Tree-rings reconstruct the South Asian summer monsoon index over the last millennium

The South Asian summer monsoon (SASM) is a major atmospheric synoptic climate system affecting nearly a quarter of the human population. Dr Rob Wilson, Department of Earth and Environmental Sciences, with co-authors from China have published a 1000-year-long reconstruction of SASM in the Nature Group journal Scientific Reports. They utilised 15 tree-ring chronologies to reconstruct the SASM index over the last millennium. The record generated is significantly correlated (r=0.7, p<0.01) with the instrumental SASMI record on annual timescales; this correlation is higher than that obtained in any previous study. The reconstructed SASMI captures 18 of 26 (69%) recorded historical famine events in India over the last millennium; notably, 11 of 16 short events with durations of 1–3 years are accurately depicted in the reconstruction.
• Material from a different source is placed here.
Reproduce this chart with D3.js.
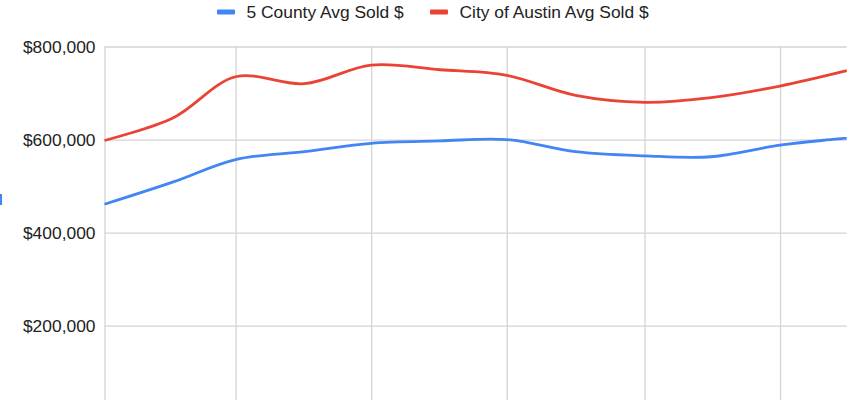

Moreover, the reconstructed SASMI is positively correlated with variations in total solar irradiance (TSI) on multi-decadal timescales implying that variations in solar activity may influence the SASM. Epoch analysis additionallyindicates that volcanic events may also drive some of the SASM variability about 2 years after major eruptions.

Figure: Time series of the reconstructed South
Asian summer monsoon index (SASMI) and total
solar irradiance (TSI) over the last millennium.

Shi, F., Li, J., and Wilson, R. 2014. A tree-ring reconstruction of the South Asian summer monsoon index over the past millennium. Scientific Reports, 4 (6739). DOI: 10.1038/srep06739.